Find each line holding "draw" and copy it out.

* * *

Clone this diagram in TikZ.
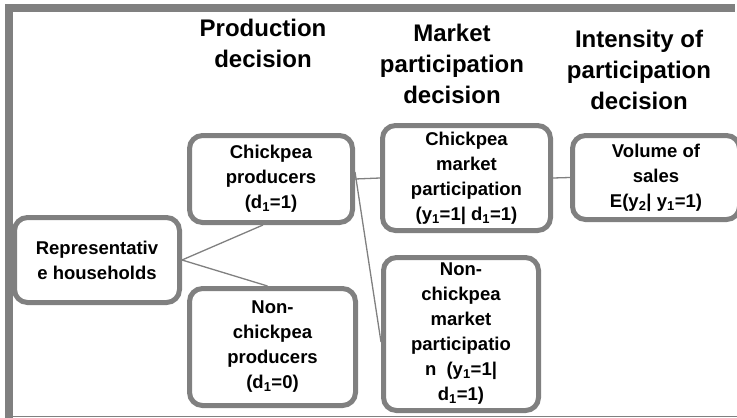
\documentclass[tikz,border=0pt]{standalone}
\usepackage{fontspec}
\setmainfont{Liberation Sans}
\definecolor{framegray}{HTML}{808080}
\begin{document}
\begin{tikzpicture}[x=1pt,y=-1pt,
  hdr/.style={font=\fontsize{24}{31}\selectfont\bfseries, align=center},
  stage/.style={draw=framegray, line width=5pt, rounded corners=13pt, fill=white,
    align=center, inner sep=0pt, font=\fontsize{18.5}{25}\selectfont\bfseries},
  link/.style={draw=framegray, line width=1.3pt}]
\clip (0,0) rectangle (737,418);
\fill[white] (0,0) rectangle (737,418);
\draw[framegray, line width=8pt] (9,418) -- (9,8) -- (735,8);
\draw[framegray, line width=1pt] (5,416.5) -- (737,416.5);

\node[hdr] (hprod) at (263,43.7) {Production\\decision};
\node[hdr] (hmkt) at (452,64) {Market\\participation\\decision};
\node[hdr] (hint) at (639,70) {Intensity of\\participation\\decision};

\node[stage, minimum width=165pt, minimum height=85pt] (rep) at (97,260) {Representativ\\e households};
\node[stage, minimum width=163pt, minimum height=87pt] (chprod) at (271,179) {Chickpea\\producers\\(d\textsubscript{1}=1)};
\node[stage, minimum width=166pt, minimum height=117pt] (nonprod) at (272.5,347) {Non-\\chickpea\\producers\\(d\textsubscript{1}=0)};
\node[stage, minimum width=168pt, minimum height=105pt] (chmkt) at (466.5,178) {Chickpea\\market\\participation\\(y\textsubscript{1}=1| d\textsubscript{1}=1)};
\node[stage, minimum width=155pt, minimum height=153pt] (nonmkt) at (461,334) {Non-\\chickpea\\market\\participatio\\n~ (y\textsubscript{1}=1|\\d\textsubscript{1}=1)};
\node[stage, minimum width=167pt, minimum height=84pt] (vol) at (656,177.5) {Volume of\\sales\\E(y\textsubscript{2}| y\textsubscript{1}=1)};

\draw[link] (rep.east) -- ([xshift=-8pt]chprod.south);
\draw[link] (rep.east) -- ([xshift=-5pt]nonprod.north);
\draw[link] (chprod.east) -- (chmkt.west);
\draw[link] ([yshift=7pt]chprod.east) -- ([yshift=-8pt]nonmkt.west);
\draw[link] (chmkt.east) -- (vol.west);

\end{tikzpicture}
\end{document}
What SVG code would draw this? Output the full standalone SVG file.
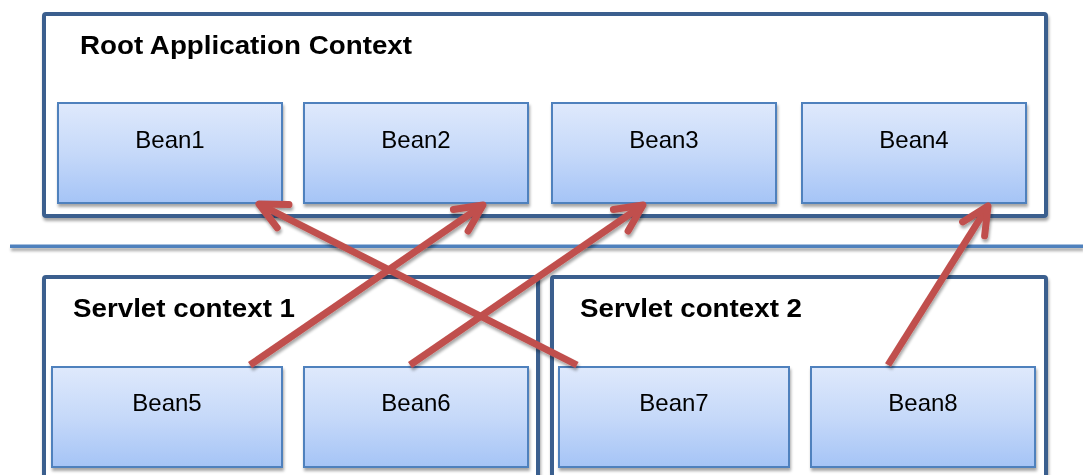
<svg xmlns="http://www.w3.org/2000/svg" width="1083" height="475" viewBox="0 0 1083 475">
<defs>
<linearGradient id="beanGrad" x1="0" y1="0" x2="0" y2="1">
<stop offset="0" stop-color="#dfe9fc"/>
<stop offset="0.5" stop-color="#c6d9f9"/>
<stop offset="1" stop-color="#a5c4f6"/>
</linearGradient>
<filter id="shadow" x="-10%" y="-10%" width="120%" height="130%">
<feGaussianBlur in="SourceAlpha" stdDeviation="1.5"/>
<feOffset dx="1" dy="2.5" result="b"/>
<feComponentTransfer><feFuncA type="linear" slope="0.35"/></feComponentTransfer>
<feMerge><feMergeNode/><feMergeNode in="SourceGraphic"/></feMerge>
</filter>
<filter id="lineShadow" filterUnits="userSpaceOnUse" x="0" y="230" width="1083" height="30">
<feGaussianBlur in="SourceAlpha" stdDeviation="1.5"/>
<feOffset dx="1" dy="2.5" result="b"/>
<feComponentTransfer><feFuncA type="linear" slope="0.35"/></feComponentTransfer>
<feMerge><feMergeNode/><feMergeNode in="SourceGraphic"/></feMerge>
</filter>
<marker id="arrow" markerUnits="userSpaceOnUse" markerWidth="60" markerHeight="60" refX="0" refY="0" viewBox="-40 -30 50 60" orient="auto" overflow="visible">
<path d="M -27 -13 L 0 0 L -27 13" fill="none" stroke="#c0504d" stroke-width="7" stroke-linecap="round" stroke-linejoin="round"/>
</marker>
</defs>
<style>
.ctx { fill: #ffffff; stroke: #3b5f8e; stroke-width: 4; }
.bean { fill: url(#beanGrad); stroke: #4f81bd; stroke-width: 2; }
.title { font-family: "Liberation Sans", Arial, sans-serif; font-weight: bold; font-size: 26px; fill: #000; }
.lbl { font-family: "Liberation Sans", Arial, sans-serif; font-size: 24px; fill: #000; text-anchor: middle; }
.conn { stroke: #c0504d; stroke-width: 7; fill: none; marker-end: url(#arrow); }
</style>
<rect width="1083" height="475" fill="#ffffff"/>

<g id="root-context" filter="url(#shadow)">
<rect class="ctx" x="44" y="14" width="1002" height="202" rx="2"/>
<text class="title" x="80" y="54" textLength="332" lengthAdjust="spacingAndGlyphs">Root Application Context</text>
</g>

<g id="separator" filter="url(#lineShadow)">
<rect x="10" y="244.5" width="1073" height="3.5" fill="#4f81bd"/>
</g>

<g id="servlet-context-1" filter="url(#shadow)">
<rect class="ctx" x="44" y="277" width="494" height="210" rx="2"/>
<text class="title" x="73" y="317" textLength="222" lengthAdjust="spacingAndGlyphs">Servlet context 1</text>
</g>

<g id="servlet-context-2" filter="url(#shadow)">
<rect class="ctx" x="552" y="277" width="494" height="210" rx="2"/>
<text class="title" x="580" y="317" textLength="222" lengthAdjust="spacingAndGlyphs">Servlet context 2</text>
</g>

<g id="bean1" filter="url(#shadow)">
<rect class="bean" x="58" y="103" width="224" height="100"/>
<text class="lbl" x="170" y="148">Bean1</text>
</g>
<g id="bean2" filter="url(#shadow)">
<rect class="bean" x="304" y="103" width="224" height="100"/>
<text class="lbl" x="416" y="148">Bean2</text>
</g>
<g id="bean3" filter="url(#shadow)">
<rect class="bean" x="552" y="103" width="224" height="100"/>
<text class="lbl" x="664" y="148">Bean3</text>
</g>
<g id="bean4" filter="url(#shadow)">
<rect class="bean" x="802" y="103" width="224" height="100"/>
<text class="lbl" x="914" y="148">Bean4</text>
</g>

<g id="bean5" filter="url(#shadow)">
<rect class="bean" x="52" y="367" width="230" height="100"/>
<text class="lbl" x="167" y="411">Bean5</text>
</g>
<g id="bean6" filter="url(#shadow)">
<rect class="bean" x="304" y="367" width="224" height="100"/>
<text class="lbl" x="416" y="411">Bean6</text>
</g>
<g id="bean7" filter="url(#shadow)">
<rect class="bean" x="559" y="367" width="230" height="100"/>
<text class="lbl" x="674" y="411">Bean7</text>
</g>
<g id="bean8" filter="url(#shadow)">
<rect class="bean" x="811" y="367" width="224" height="100"/>
<text class="lbl" x="923" y="411">Bean8</text>
</g>

<g id="connectors" filter="url(#shadow)">
<line class="conn" x1="577" y1="365" x2="259" y2="204"/>
<line class="conn" x1="250" y1="365" x2="483" y2="205"/>
<line class="conn" x1="410" y1="365" x2="643" y2="205"/>
<line class="conn" x1="888" y1="365" x2="988" y2="206"/>
</g>
</svg>
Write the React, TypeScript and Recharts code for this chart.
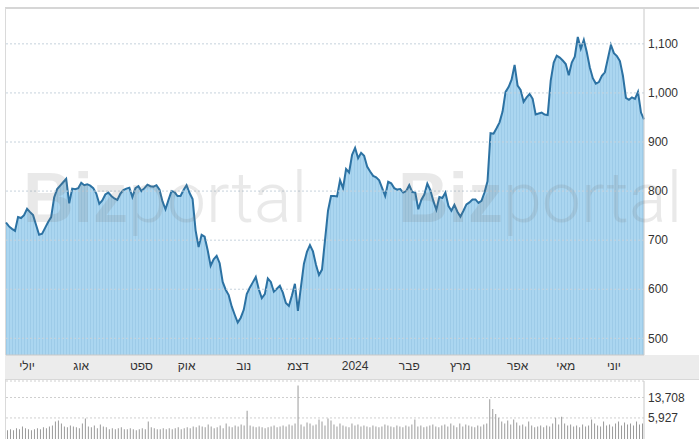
import React from 'react';
import {
  AreaChart,
  Area,
  BarChart,
  Bar,
  XAxis,
  YAxis,
  CartesianGrid,
  ReferenceLine,
} from 'recharts';

// closing price per trading session, Jul 2023 - Jun 2024
const priceValues = [
  736, 728, 723, 719, 747, 745, 751, 764, 757, 751,
  731, 711, 713, 725, 737, 747, 787, 804, 811, 818,
  825, 775, 805, 804, 806, 817, 812, 814, 811, 806,
  795, 774, 781, 793, 797, 790, 785, 782, 795, 802,
  805, 807, 788, 806, 810, 800, 806, 813, 810, 809,
  812, 803, 779, 763, 782, 800, 798, 790, 790, 802,
  812, 796, 784, 720, 686, 711, 707, 680, 648, 661,
  668, 653, 615, 599, 588, 565, 548, 532, 542, 558,
  590, 603, 614, 625, 600, 582, 590, 622, 615, 595,
  601, 607, 593, 572, 566, 587, 611, 556, 605, 652,
  676, 690, 677, 650, 629, 640, 700, 760, 790, 790,
  789, 822, 806, 845, 838, 874, 888, 867, 878, 872,
  850, 840, 831, 828, 822, 806, 790, 819, 816, 806,
  803, 804, 797, 800, 812, 798, 797, 763, 782, 793,
  815, 802, 780, 762, 788, 786, 797, 770, 760, 772,
  758, 748, 760, 773, 777, 783, 783, 776, 780, 797,
  820, 918, 917, 928, 940, 962, 1002, 1012, 1027, 1057,
  1015, 1006, 982, 991, 998, 988, 956, 958, 960, 956,
  955, 1025, 1062, 1076, 1072, 1066, 1059, 1036, 1062, 1074,
  1114, 1090, 1108, 1083, 1052, 1030, 1019, 1022, 1035, 1042,
  1070, 1098, 1081, 1075, 1065, 1035, 990, 986, 991, 988,
  1002, 960, 946,
];

// traded volume per session
const volumeValues = [
  3570, 3720, 3570, 3870, 3720, 4190, 3870, 3720, 3570, 3720,
  3870, 3720, 4030, 3870, 4190, 4360, 5120, 5320, 4720, 4190,
  4030, 4360, 4190, 4030, 3870, 4720, 5770, 4190, 4030, 4360,
  3870, 4540, 4190, 4030, 3720, 3870, 3720, 3870, 4030, 3720,
  3720, 3870, 3720, 3570, 3720, 3870, 3720, 5120, 4030, 3870,
  3720, 3720, 3870, 3720, 3870, 3720, 3870, 4030, 3720, 3870,
  4030, 3870, 4190, 4030, 4360, 4190, 4030, 4540, 4190, 3870,
  4030, 4360, 3870, 4720, 4190, 4030, 4360, 4190, 4540, 4360,
  7930, 4360, 4190, 4030, 4190, 4030, 3870, 4030, 4190, 4360,
  4030, 4190, 4360, 4190, 4540, 4360, 4720, 22400, 4540, 4190,
  4920, 4720, 4360, 4540, 5540, 5120, 4360, 5770, 5320, 4540,
  4190, 4720, 4360, 4190, 4030, 4720, 4360, 4540, 4190, 4360,
  4190, 4030, 4360, 4190, 4030, 4190, 4540, 4360, 4190, 4030,
  4360, 4190, 4030, 4360, 4190, 4540, 5540, 4190, 4360, 4030,
  4190, 4360, 4540, 4190, 4030, 4360, 4540, 4190, 4720, 4360,
  4030, 4720, 4190, 4540, 4360, 4190, 4030, 4360, 4190, 4540,
  4720, 12810, 8590, 7000, 6000, 5120, 4720, 5320, 4540, 5540,
  4920, 4360, 4540, 4190, 5120, 4360, 4030, 4190, 4360, 4030,
  4360, 4190, 4720, 6000, 4540, 6250, 4720, 4360, 4540, 4190,
  4360, 4030, 4540, 4190, 4360, 5540, 4720, 4360, 4190, 5120,
  4360, 4540, 4190, 4720, 5120, 4360, 4920, 4540, 4720, 4360,
  5120, 4540, 4720,
];

const monthTickDays = [7, 25, 45, 60, 79, 97, 116, 134, 151, 170, 186, 202];
const monthLabels = ['יולי', 'אוג', 'ספט', 'אוק', 'נוב', 'דצמ', '2024', 'פבר', 'מרץ', 'אפר', 'מאי', 'יוני'];
const priceTicks = [500, 600, 700, 800, 900, 1000, 1100];
const volumeTicks = [5927, 13708];

const data = priceValues.map((price, day) => ({ day, price, volume: volumeValues[day] }));

const FONT = 'Arial, "Liberation Sans", sans-serif';
const fmt = (v: number) => v.toLocaleString('en-US');

const Watermark = ({ x }: { x: number }) => (
  <text x={x} y={222} fontSize={70} fill="rgba(120,120,120,0.16)">
    <tspan fontFamily={FONT} fontWeight={700}>Biz</tspan>
    <tspan fontFamily="Roboto, Arial, sans-serif" fontWeight={300}>portal</tspan>
  </text>
);

export default function App() {
  return (
    <div style={{ position: 'fixed', left: 0, top: 0, width: 699, height: 439, overflow: 'hidden', background: '#fff', fontFamily: FONT }}>
      {/* frame */}
      <div style={{ position: 'absolute', left: 5, top: 7, width: 694, height: 2, background: '#d6d6d6' }} />
      <div style={{ position: 'absolute', left: 5, top: 8, width: 1, height: 431, background: '#dadada' }} />
      {/* month band */}
      <div style={{ position: 'absolute', left: 5, top: 355, width: 694, height: 25, background: '#ececec', borderBottom: '1px solid #d8d8d8', boxSizing: 'border-box' }} />

      <div style={{ position: 'absolute', left: 0, top: 0 }}>
        <AreaChart width={699} height={380} data={data} margin={{ top: 9, right: 0, bottom: 0, left: 6 }}>
          <defs>
            <pattern id="pstripe" width="3" height="4" patternUnits="userSpaceOnUse">
              <rect width="3" height="4" fill="#abd6f0" />
              <rect width="1" height="4" fill="#9dcbe8" />
            </pattern>
          </defs>
          <XAxis
            dataKey="day"
            type="number"
            domain={[0, 212]}
            ticks={monthTickDays}
            interval={0}
            tickFormatter={(v: number) => monthLabels[monthTickDays.indexOf(v)]}
            height={25}
            tickLine={false}
            tickSize={4}
            tickMargin={2}
            axisLine={{ stroke: '#c8c8c8' }}
            tick={{ fill: '#333', fontSize: 12, fontFamily: FONT }}
          />
          <YAxis
            orientation="right"
            width={55}
            domain={[466, 1171]}
            ticks={priceTicks}
            interval={0}
            allowDataOverflow
            tickFormatter={fmt}
            tickLine={false}
            tickSize={2}
            tickMargin={2}
            axisLine={{ stroke: '#c8c8c8' }}
            tick={{ fill: '#333', fontSize: 12, fontFamily: FONT, textAnchor: 'start' }}
          />
          <Area
            type="linear"
            dataKey="price"
            stroke="#2c72a3"
            strokeWidth={2}
            fill="url(#pstripe)"
            fillOpacity={1}
            dot={false}
            activeDot={false}
            isAnimationActive={false}
          />
          {priceTicks.map((t) => (
            <ReferenceLine key={t} y={t} stroke="#c6d2dc" strokeDasharray="2 2" />
          ))}
        </AreaChart>
      </div>

      <div style={{ position: 'absolute', left: 0, top: 380 }}>
        <BarChart width={699} height={61} data={data} margin={{ top: 1, right: 0, bottom: 0, left: 6 }} barCategoryGap={1}>
          <CartesianGrid vertical={false} stroke="#cfcfcf" strokeDasharray="2 2" />
          <XAxis dataKey="day" hide />
          <YAxis
            orientation="right"
            width={55}
            scale="log"
            domain={[2300, 27000]}
            ticks={volumeTicks}
            interval={0}
            allowDataOverflow
            tickFormatter={fmt}
            tickLine={false}
            tickSize={2}
            tickMargin={2}
            axisLine={{ stroke: '#c8c8c8' }}
            tick={{ fill: '#333', fontSize: 12, fontFamily: FONT, textAnchor: 'start' }}
          />
          <Bar dataKey="volume" fill="#9a9a9a" isAnimationActive={false} />
        </BarChart>
      </div>

      <svg width={699} height={439} style={{ position: 'absolute', left: 0, top: 0, pointerEvents: 'none' }}>
        <Watermark x={23} />
        <Watermark x={398} />
      </svg>
    </div>
  );
}
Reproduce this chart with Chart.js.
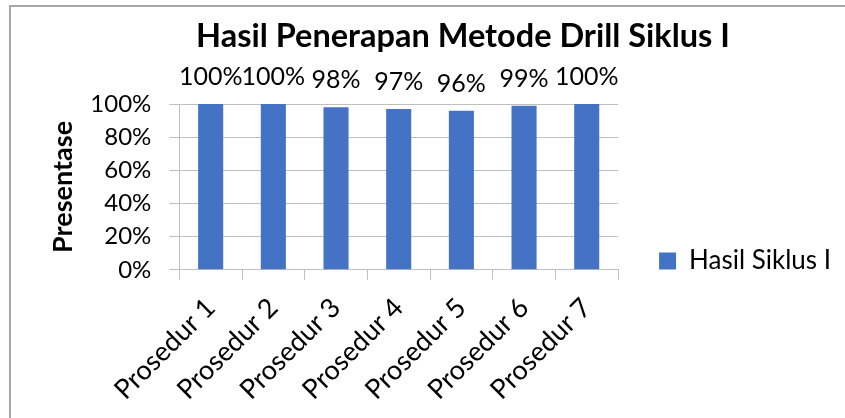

* * *

## Response to this task
  stage/.style={draw=framegray, line width=5pt, rounded corners=13pt, fill=white,
  link/.style={draw=framegray, line width=1.3pt}]
\draw[framegray, line width=8pt] (9,418) -- (9,8) -- (735,8);
\draw[framegray, line width=1pt] (5,416.5) -- (737,416.5);
\draw[link] (rep.east) -- ([xshift=-8pt]chprod.south);
\draw[link] (rep.east) -- ([xshift=-5pt]nonprod.north);
\draw[link] (chprod.east) -- (chmkt.west);
\draw[link] ([yshift=7pt]chprod.east) -- ([yshift=-8pt]nonmkt.west);
\draw[link] (chmkt.east) -- (vol.west);
What SVG code would draw this? Output the full standalone SVG file.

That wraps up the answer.